* **PROBLEM TO SOLVE**: Quote every line as written. Omit pictures.

Stored records
--

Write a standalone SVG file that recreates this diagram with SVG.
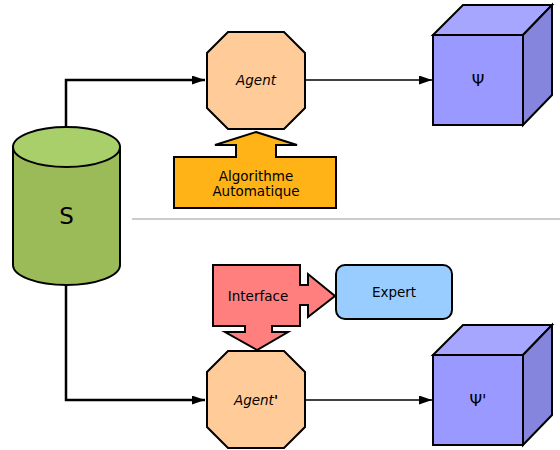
<svg xmlns="http://www.w3.org/2000/svg" width="560" height="450" viewBox="0 0 560 450">
<style>
text{font-family:"DejaVu Sans","Liberation Sans",sans-serif;fill:#000;text-anchor:middle;dominant-baseline:central}
.ln{fill:none;stroke:#000}
.sh{stroke:#000;stroke-width:2;stroke-linejoin:miter}
.oct{fill:#FFCC99}
.lb{font-size:13.5px}
.psi{font-size:16px}
</style>
<defs>
<marker id="ah" markerWidth="13" markerHeight="9" refX="13" refY="4.5" orient="auto" markerUnits="userSpaceOnUse">
<path d="M0,0 L13,4.5 L0,9 Z" fill="#000"/>
</marker>
</defs>
<rect width="560" height="450" fill="#fff"/>
<g id="connectors">
<path class="ln" d="M66,127 V80 H205" stroke-width="2.5" marker-end="url(#ah)"/>
<path class="ln" d="M66,285 V400 H205" stroke-width="2.5" marker-end="url(#ah)"/>
<path class="ln" d="M305,80 H432" stroke-width="1.5" marker-end="url(#ah)"/>
<path class="ln" d="M305,400 H432" stroke-width="1.5" marker-end="url(#ah)"/>
<line x1="132" y1="219" x2="560" y2="219" stroke="#999" stroke-width="1.2"/>
</g>
<g id="S">
<path class="sh" d="M13,147 V265 A53.5,20 0 0 0 120,265 V147 Z" fill="#9BBB59"/>
<ellipse class="sh" cx="66.5" cy="147" rx="53.5" ry="20" fill="#A8CF6A"/>
<text x="66.5" y="216" font-size="23">S</text>
</g>
<g id="agent">
<polygon class="sh oct" points="228,32 284,32 305,53 305,108 284,129 228,129 207,108 207,53"/>
<text class="lb" x="256" y="80" font-style="italic">Agent</text>
</g>
<g id="algo">
<polygon class="sh" fill="#FFB316" points="256,132 297,145 276,145 276,157 336,157 336,208 174,208 174,157 236,157 236,145 215,145"/>
<text class="lb" x="256" y="176">Algorithme</text>
<text class="lb" x="256" y="191">Automatique</text>
</g>
<g id="psi">
<polygon class="sh" fill="#A6A6FF" points="433,35 463,5 552,5 523,35"/>
<polygon class="sh" fill="#8585DD" points="523,35 552,5 552,95 523,125"/>
<rect class="sh" x="433" y="35" width="90" height="90" fill="#9999FF"/>
<text class="psi" x="478" y="80">Ψ</text>
</g>
<g id="interface">
<polygon class="sh" fill="#FF7F7F" points="213,265 300,265 300,285 308,285 308,274 335,296 308,317 308,305 300,305 300,326 272,326 272,332 288,332 257,350 225,332 245,332 245,326 213,326"/>
<text class="lb" x="258" y="296">Interface</text>
</g>
<g id="expert">
<rect class="sh" x="336" y="265" width="116" height="54" rx="9" fill="#99CCFF"/>
<text class="lb" x="394" y="292">Expert</text>
</g>
<g id="agent2">
<polygon class="sh oct" points="228,351 284,351 305,372 305,427 284,448 228,448 207,427 207,372"/>
<text class="lb" x="256" y="400"><tspan font-style="italic">Agent</tspan><tspan font-weight="bold">'</tspan></text>
</g>
<g id="psi2">
<polygon class="sh" fill="#A6A6FF" points="433,355 463,325 552,325 523,355"/>
<polygon class="sh" fill="#8585DD" points="523,355 552,325 552,415 523,445"/>
<rect class="sh" x="433" y="355" width="90" height="90" fill="#9999FF"/>
<text class="psi" x="478" y="400">Ψ'</text>
</g>
</svg>
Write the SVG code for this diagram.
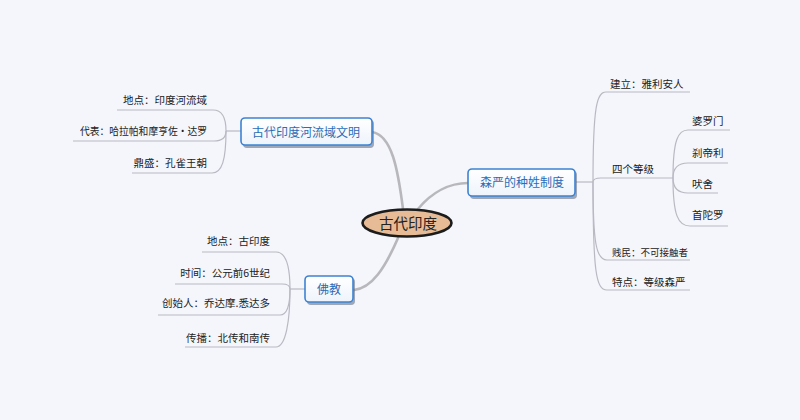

--

* **RESULT FOR THIS EXERCISE**:
Write a standalone SVG file that recreates this diagram with SVG.
<svg xmlns="http://www.w3.org/2000/svg" width="560" height="450" viewBox="0 0 560 450">
<style>
text{font-family:"DejaVu Sans","Liberation Sans",sans-serif;fill:#000;text-anchor:middle;dominant-baseline:central}
.ln{fill:none;stroke:#000}
.sh{stroke:#000;stroke-width:2;stroke-linejoin:miter}
.oct{fill:#FFCC99}
.lb{font-size:13.5px}
.psi{font-size:16px}
</style>
<defs>
<marker id="ah" markerWidth="13" markerHeight="9" refX="13" refY="4.5" orient="auto" markerUnits="userSpaceOnUse">
<path d="M0,0 L13,4.5 L0,9 Z" fill="#000"/>
</marker>
</defs>
<rect width="560" height="450" fill="#fff"/>
<g id="connectors">
<path class="ln" d="M66,127 V80 H205" stroke-width="2.5" marker-end="url(#ah)"/>
<path class="ln" d="M66,285 V400 H205" stroke-width="2.5" marker-end="url(#ah)"/>
<path class="ln" d="M305,80 H432" stroke-width="1.5" marker-end="url(#ah)"/>
<path class="ln" d="M305,400 H432" stroke-width="1.5" marker-end="url(#ah)"/>
<line x1="132" y1="219" x2="560" y2="219" stroke="#999" stroke-width="1.2"/>
</g>
<g id="S">
<path class="sh" d="M13,147 V265 A53.5,20 0 0 0 120,265 V147 Z" fill="#9BBB59"/>
<ellipse class="sh" cx="66.5" cy="147" rx="53.5" ry="20" fill="#A8CF6A"/>
<text x="66.5" y="216" font-size="23">S</text>
</g>
<g id="agent">
<polygon class="sh oct" points="228,32 284,32 305,53 305,108 284,129 228,129 207,108 207,53"/>
<text class="lb" x="256" y="80" font-style="italic">Agent</text>
</g>
<g id="algo">
<polygon class="sh" fill="#FFB316" points="256,132 297,145 276,145 276,157 336,157 336,208 174,208 174,157 236,157 236,145 215,145"/>
<text class="lb" x="256" y="176">Algorithme</text>
<text class="lb" x="256" y="191">Automatique</text>
</g>
<g id="psi">
<polygon class="sh" fill="#A6A6FF" points="433,35 463,5 552,5 523,35"/>
<polygon class="sh" fill="#8585DD" points="523,35 552,5 552,95 523,125"/>
<rect class="sh" x="433" y="35" width="90" height="90" fill="#9999FF"/>
<text class="psi" x="478" y="80">Ψ</text>
</g>
<g id="interface">
<polygon class="sh" fill="#FF7F7F" points="213,265 300,265 300,285 308,285 308,274 335,296 308,317 308,305 300,305 300,326 272,326 272,332 288,332 257,350 225,332 245,332 245,326 213,326"/>
<text class="lb" x="258" y="296">Interface</text>
</g>
<g id="expert">
<rect class="sh" x="336" y="265" width="116" height="54" rx="9" fill="#99CCFF"/>
<text class="lb" x="394" y="292">Expert</text>
</g>
<g id="agent2">
<polygon class="sh oct" points="228,351 284,351 305,372 305,427 284,448 228,448 207,427 207,372"/>
<text class="lb" x="256" y="400"><tspan font-style="italic">Agent</tspan><tspan font-weight="bold">'</tspan></text>
</g>
<g id="psi2">
<polygon class="sh" fill="#A6A6FF" points="433,355 463,325 552,325 523,355"/>
<polygon class="sh" fill="#8585DD" points="523,355 552,325 552,415 523,445"/>
<rect class="sh" x="433" y="355" width="90" height="90" fill="#9999FF"/>
<text class="psi" x="478" y="400">Ψ'</text>
</g>
</svg>
Write the SVG code for this diagram.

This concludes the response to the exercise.